Mumbai: Indian shares shrugged off a sluggish start and nudged higher for the first time in three sessions on Tuesday, powered by engineering conglomerate Larsen & Toubro.
Firmer world markets and signs euro zone finance ministers are making progress on the details of a rescue package for the debt-ridden countries helped support sentiment, traders said.
“However, apart from stock-specific activity, the overall mood is not promising. We need to wait and see how the situation in Europe unfolds before taking major calls,” said Vaibhav Sanghavi, director of Ambit Capital.
The 30-share BSE index closed up 0.24%, or 40.20 points, at 16,875.76 points, after falling 0.5% at one point. Nineteen of its components advanced. The 50-share NSE index closed 0.1% higher at 5,066.20.
The benchmark, which had shed 2.5% over the previous two sessions, is down 3.9% in May as foreign funds pulled out $665 million, lowering net inflows to $5.9 billion in 2010.
Larsen & Toubro rose 3.3% to Rs1,657.95, its best close in four months, extending the previous day’s gains after the leading engineering and construction firm said it was upbeat about the outlook.

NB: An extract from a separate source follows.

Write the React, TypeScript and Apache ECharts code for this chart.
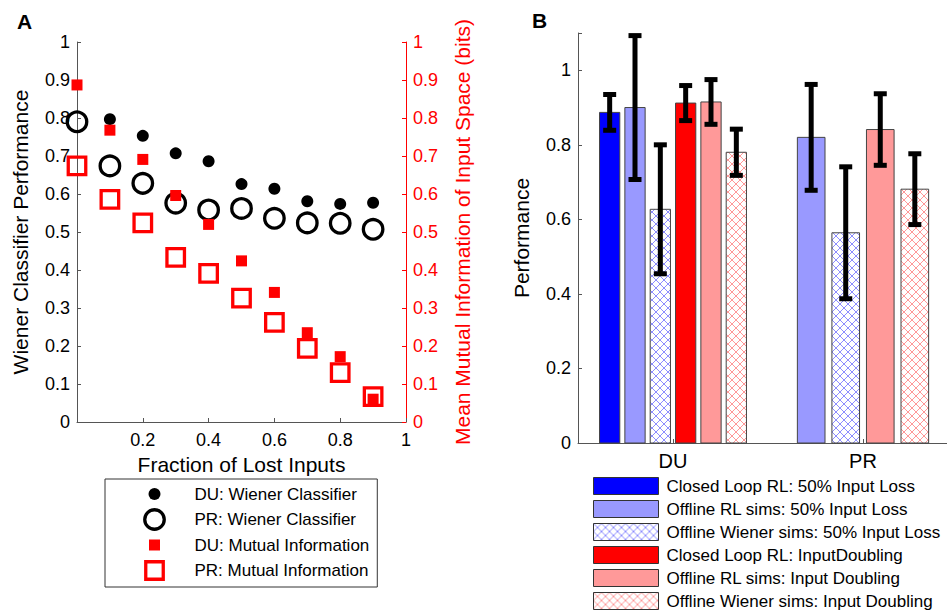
import React, { useEffect, useRef } from 'react';
import * as echarts from 'echarts';

// ---------- Panel A data ----------
const lostFraction = [0, 0.1, 0.2, 0.3, 0.4, 0.5, 0.6, 0.7, 0.8, 0.9];
const duWiener = [null, 0.797, 0.753, 0.707, 0.686, 0.626, 0.614, 0.581, 0.574, 0.577];
const prWiener = [0.79, 0.674, 0.628, 0.576, 0.558, 0.562, 0.536, 0.524, 0.523, 0.507];
const duMutualInfo = [0.887, 0.768, 0.691, 0.596, 0.52, 0.424, 0.341, 0.235, 0.172, 0.06];
const prMutualInfo = [0.674, 0.586, 0.524, 0.433, 0.391, 0.326, 0.262, 0.194, 0.13, 0.067];
const scatterNames = [
  'DU: Wiener Classifier',
  'PR: Wiener Classifier',
  'DU: Mutual Information',
  'PR: Mutual Information',
];

// ---------- Panel B data ----------
const groups = ['DU', 'PR'];
const barNames = [
  'Closed Loop RL: 50% Input Loss',
  'Offline RL sims: 50% Input Loss',
  'Offline Wiener sims: 50% Input Loss',
  'Closed Loop RL: InputDoubling',
  'Offline RL sims: Input Doubling',
  'Offline Wiener sims: Input Doubling',
];
const closedLoopLoss = [0.887, null];
const offlineRLLoss = [0.9, 0.82];
const offlineWienerLoss = [0.627, 0.564];
const closedLoopDoubling = [0.912, null];
const offlineRLDoubling = [0.915, 0.841];
const offlineWienerDoubling = [0.78, 0.681];
const closedLoopLossErr = [0.048, null];
const offlineRLLossErr = [0.193, 0.142];
const offlineWienerLossErr = [0.173, 0.177];
const closedLoopDoublingErr = [0.047, null];
const offlineRLDoublingErr = [0.06, 0.096];
const offlineWienerDoublingErr = [0.062, 0.095];

const barMeans = [closedLoopLoss, offlineRLLoss, offlineWienerLoss, closedLoopDoubling, offlineRLDoubling, offlineWienerDoubling];
const barErrs = [closedLoopLossErr, offlineRLLossErr, offlineWienerLossErr, closedLoopDoublingErr, offlineRLDoublingErr, offlineWienerDoublingErr];

const FONT = '"Liberation Sans", Arial, Helvetica, sans-serif';

function hatch(color: string) {
  const c = document.createElement('canvas');
  c.width = 8;
  c.height = 8;
  const ctx = c.getContext('2d')!;
  ctx.fillStyle = '#ffffff';
  ctx.fillRect(0, 0, 8, 8);
  ctx.strokeStyle = color;
  ctx.lineWidth = 0.7;
  ctx.beginPath();
  ctx.moveTo(0, 0);
  ctx.lineTo(8, 8);
  ctx.moveTo(8, 0);
  ctx.lineTo(0, 8);
  ctx.stroke();
  return { image: c, repeat: 'repeat', imageWidth: 8, imageHeight: 8 } as any;
}

export default function App() {
  const ref = useRef<HTMLDivElement>(null);

  useEffect(() => {
    if (!ref.current) return;
    const chart = echarts.init(ref.current, null, { renderer: 'svg' });

    const blueHatch = hatch('rgba(50,50,255,0.8)');
    const redHatch = hatch('rgba(255,70,70,0.8)');
    const barFills: any[] = ['#0000ff', '#9999ff', blueHatch, '#ff0000', '#ff9999', redHatch];

    const pairs = (ys: (number | null)[]) =>
      lostFraction.map((x, i) => [x, ys[i]]).filter((p) => p[1] != null);

    const makeRenderItem = (si: number) => (params: any, api: any) => {
      const cat = api.value(0);
      const mean = api.value(1);
      const err = api.value(2);
      const present = barMeans.map((m) => m[cat] != null);
      const n = present.filter(Boolean).length;
      let slot = 0;
      for (let j = 0; j < si; j++) if (present[j]) slot++;
      const band = api.size([1, 0])[0];
      const groupW = Math.min(0.8, n / (n + 1.5));
      const spacing = (groupW / n) * band;
      const barW = spacing * 0.8;
      const base = api.coord([cat, 0]);
      const cx = base[0] + (slot - (n - 1) / 2) * spacing;
      const yTop = api.coord([cat, mean])[1];
      const yHi = api.coord([cat, mean + err])[1];
      const yLo = api.coord([cat, mean - err])[1];
      return {
        type: 'group',
        children: [
          {
            type: 'rect',
            shape: { x: cx - barW / 2, y: yTop, width: barW, height: base[1] - yTop },
            style: { fill: barFills[si], stroke: '#444', lineWidth: 1 },
          },
          { type: 'rect', shape: { x: cx - 2.5, y: yHi, width: 5, height: yLo - yHi }, style: { fill: '#000' } },
          { type: 'rect', shape: { x: cx - 6.5, y: yHi - 2.5, width: 13, height: 5 }, style: { fill: '#000' } },
          { type: 'rect', shape: { x: cx - 6.5, y: yLo - 2.5, width: 13, height: 5 }, style: { fill: '#000' } },
        ],
      };
    };

    const barSeries = barNames.map((name, si) => ({
      type: 'custom',
      name,
      xAxisIndex: 1,
      yAxisIndex: 2,
      encode: { x: 0, y: 1 },
      itemStyle: { color: typeof barFills[si] === 'string' ? barFills[si] : '#fff' },
      renderItem: makeRenderItem(si),
      data: groups
        .map((g, ci) => [ci, barMeans[si][ci], barErrs[si][ci]])
        .filter((d) => d[1] != null),
    }));

    const axisColor = '#555';
    const fmt = (v: number) => String(+v.toFixed(2));

    const iconDot = 'path://M0,0M46,22M17,11A6,6,0,1,1,5,11A6,6,0,1,1,17,11Z';
    const iconRing = 'path://M0,0M46,22M20.75,11A9.75,9.75,0,1,1,1.25,11A9.75,9.75,0,1,1,20.75,11Z';
    const iconSq = 'path://M0,0M46,22M5.5,5.5L16.5,5.5L16.5,16.5L5.5,16.5Z';
    const iconOpenSq = 'path://M0,0M46,22M2.25,2.25L19.75,2.25L19.75,19.75L2.25,19.75Z';

    chart.setOption({
      animation: false,
      backgroundColor: '#ffffff',
      textStyle: { fontFamily: FONT, color: '#000' },
      title: [
        { text: 'A', left: 17, top: 11, padding: 0, textStyle: { fontFamily: FONT, fontSize: 21, fontWeight: 'bold', color: '#000' } },
        { text: 'B', left: 532, top: 10, padding: 0, textStyle: { fontFamily: FONT, fontSize: 21, fontWeight: 'bold', color: '#000' } },
      ],
      grid: [
        { left: 77, top: 42, width: 329, height: 380, outerBoundsMode: 'none', containLabel: false },
        { left: 578, top: 33, width: 380, height: 410, outerBoundsMode: 'none', containLabel: false },
      ],
      xAxis: [
        {
          type: 'value',
          gridIndex: 0,
          min: 0,
          max: 1,
          interval: 0.2,
          name: 'Fraction of Lost Inputs',
          nameLocation: 'middle',
          nameGap: 31,
          nameTextStyle: { fontSize: 21, color: '#000', fontFamily: FONT },
          axisLine: { show: true, lineStyle: { color: axisColor, width: 1 } },
          axisTick: { show: true, inside: true, length: 4, lineStyle: { color: axisColor } },
          axisLabel: { fontSize: 18, color: '#000', margin: 9, formatter: (v: number) => (v === 0 ? '' : fmt(v)) },
          splitLine: { show: false },
        },
        {
          type: 'category',
          gridIndex: 1,
          data: groups,
          axisLine: { show: true, lineStyle: { color: axisColor, width: 1 } },
          axisTick: { show: true, inside: true, alignWithLabel: true, length: 4, lineStyle: { color: axisColor } },
          axisLabel: { fontSize: 20, color: '#000', margin: 8 },
          splitLine: { show: false },
        },
      ],
      yAxis: [
        {
          type: 'value',
          gridIndex: 0,
          position: 'left',
          min: 0,
          max: 1,
          interval: 0.1,
          name: 'Wiener Classifier Performance',
          nameLocation: 'middle',
          nameGap: 46,
          nameRotate: 90,
          nameTextStyle: { fontSize: 21, color: '#000', fontFamily: FONT },
          axisLine: { show: true, lineStyle: { color: axisColor, width: 1 } },
          axisTick: { show: true, inside: true, length: 4, lineStyle: { color: axisColor } },
          axisLabel: { fontSize: 18, color: '#000', margin: 7, formatter: fmt },
          splitLine: { show: false },
        },
        {
          type: 'value',
          gridIndex: 0,
          position: 'right',
          min: 0,
          max: 1,
          interval: 0.1,
          name: 'Mean Mutual Information of Input Space (bits)',
          nameLocation: 'middle',
          nameGap: 46,
          nameRotate: 90,
          nameTextStyle: { fontSize: 21, color: '#ff0000', fontFamily: FONT },
          axisLine: { show: true, lineStyle: { color: '#ff0000', width: 1 } },
          axisTick: { show: true, inside: true, length: 4, lineStyle: { color: '#ff0000' } },
          axisLabel: { fontSize: 18, color: '#ff0000', margin: 7, formatter: fmt },
          splitLine: { show: false },
        },
        {
          type: 'value',
          gridIndex: 1,
          position: 'left',
          min: 0,
          max: 1.1,
          interval: 0.2,
          name: 'Performance',
          nameLocation: 'middle',
          nameGap: 46,
          nameRotate: 90,
          nameTextStyle: { fontSize: 21, color: '#000', fontFamily: FONT },
          axisLine: { show: true, lineStyle: { color: axisColor, width: 1 } },
          axisTick: { show: true, inside: true, length: 4, lineStyle: { color: axisColor } },
          axisLabel: { fontSize: 18, color: '#000', margin: 7, formatter: (v: number) => (v > 1.05 ? '' : fmt(v)) },
          splitLine: { show: false },
        },
      ],
      legend: [
        {
          orient: 'vertical',
          left: 105,
          top: 479,
          height: 200,
          padding: [4, 8, 3, 36],
          itemGap: 1,
          itemWidth: 46,
          itemHeight: 22,
          borderColor: '#333',
          borderWidth: 1,
          selectedMode: false,
          textStyle: { fontSize: 17, color: '#000', fontFamily: FONT },
          data: [
            { name: scatterNames[0], icon: iconDot, itemStyle: { color: '#000', borderWidth: 0 } },
            { name: scatterNames[1], icon: iconRing, itemStyle: { color: 'none', borderColor: '#000', borderWidth: 3.3 } },
            { name: scatterNames[2], icon: iconSq, itemStyle: { color: '#ff0000', borderWidth: 0 } },
            { name: scatterNames[3], icon: iconOpenSq, itemStyle: { color: 'none', borderColor: '#ff0000', borderWidth: 3.3 } },
          ],
        },
        {
          orient: 'vertical',
          left: 593,
          top: 477,
          height: 200,
          padding: 0,
          itemGap: 5,
          itemWidth: 65,
          itemHeight: 17,
          selectedMode: false,
          textStyle: { fontSize: 17, lineHeight: 17, color: '#000', fontFamily: FONT, padding: [0, 0, 0, 3] },
          data: barNames.map((name, i) => ({
            name,
            icon: 'rect',
            itemStyle: { color: barFills[i], borderColor: '#333', borderWidth: 1 },
          })),
        },
      ],
      series: [
        {
          type: 'scatter',
          name: scatterNames[0],
          xAxisIndex: 0,
          yAxisIndex: 0,
          symbol: 'circle',
          symbolSize: 12,
          itemStyle: { color: '#000', opacity: 1 },
          data: pairs(duWiener),
        },
        {
          type: 'scatter',
          name: scatterNames[1],
          xAxisIndex: 0,
          yAxisIndex: 0,
          symbol: 'circle',
          symbolSize: 19.5,
          itemStyle: { color: 'none', borderColor: '#000', borderWidth: 3.3, opacity: 1 },
          data: pairs(prWiener),
        },
        {
          type: 'scatter',
          name: scatterNames[2],
          xAxisIndex: 0,
          yAxisIndex: 1,
          symbol: 'rect',
          symbolSize: 11,
          itemStyle: { color: '#ff0000', opacity: 1 },
          data: pairs(duMutualInfo),
        },
        {
          type: 'scatter',
          name: scatterNames[3],
          xAxisIndex: 0,
          yAxisIndex: 1,
          symbol: 'rect',
          symbolSize: 17.5,
          itemStyle: { color: 'none', borderColor: '#ff0000', borderWidth: 3.3, opacity: 1 },
          data: pairs(prMutualInfo),
        },
        ...barSeries,
      ],
    } as any);

    return () => chart.dispose();
  }, []);

  return (
    <div
      ref={ref}
      style={{ position: 'fixed', left: 0, top: 0, width: 947, height: 611, background: '#fff' }}
    />
  );
}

“Potential for revenue upgrades and strong order flows will improve sentiment for L&T in our view,” JPMorgan analysts said in a note, raising the stock to “overweight” from “neutral”. Deutsche Bank upgraded the share to “buy” from “hold”.

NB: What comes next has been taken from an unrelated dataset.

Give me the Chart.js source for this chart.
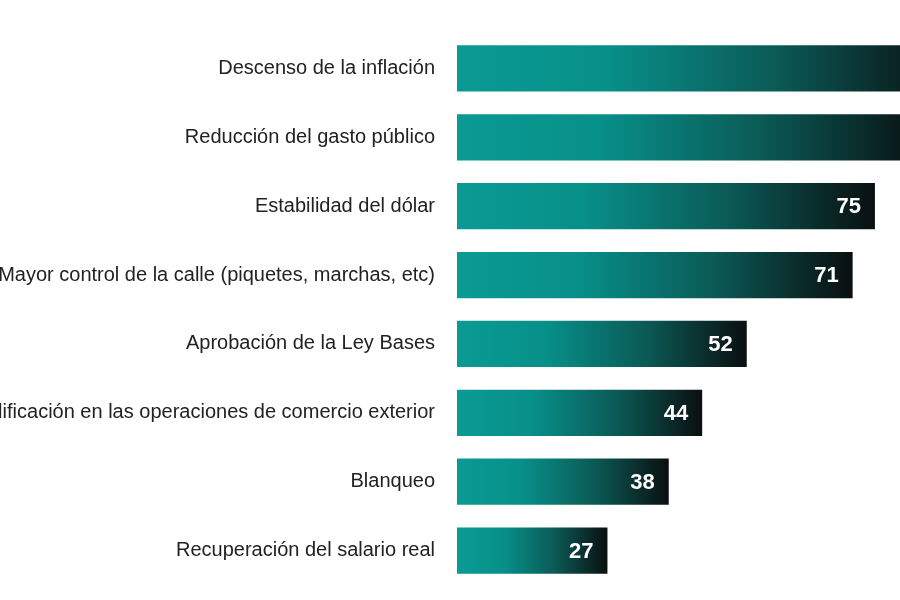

On Monday, L&T posted better-than-expected quarterly results and said it expected 20% revenue growth in the current fiscal year due to a pick-up in orders, sending its shares 5% higher.
Oil & Natural Gas Corp climbed 2.2%, after a top government official said India would review its fuel pricing system next month and may allow state-run firms to gradually raise the price of natural gas to level charged by Reliance Industries.
Energy major Reliance Industries, which has the highest weight on the Sensex, added 0.4% to Rs1,020.70. The stock had shed 6% over three previous sessions.
Export-focused outsourcers climbed on hopes their limited exposure to the debt-ridden countries in Europe would not seriously dent their outlook, traders said.
Infosys Technologies and Wipro gained 0.3% and 2.2% respectively after BNP Paribas Securities said on Monday only a fraction of 13-57% revenue that large Indian IT companies get from Europe came from the debt-affected countries there.
“We are therefore leaving our forecasts and our positive sector view unchanged, but will closely watch the developments in Europe,” BNP Paribas said in a note.
Metals stocks such as Sterlite Industries, Hindalco and Tata Steel closed between 0.7% and 1.7% lower as the outlook for metal prices was uncertain.
Leading mobile operators Bharti Airtel and Reliance Communications, which have been battered by a call tariff war, rose 0.5% and 2.4% respectively.
The stocks, the only two in the benchmark index that declined in 2009, are down 18.6% and 16.1% so far this year.
The telecom sector in India has been hammered by a tariff war, rising competition, high bids for third-generation licences and recent recommendation from the regulator over one-time spectrum fee.
Vodafone Group Plc on Tuesday signalled increasing frustration with its key Indian unit, taking a charge of £2.3 billion due to fierce competition and rapidly escalating spectrum costs.
In the broader market, gainers led losers in a ratio of 1.4:1 on relatively lower volume of 368 million shares.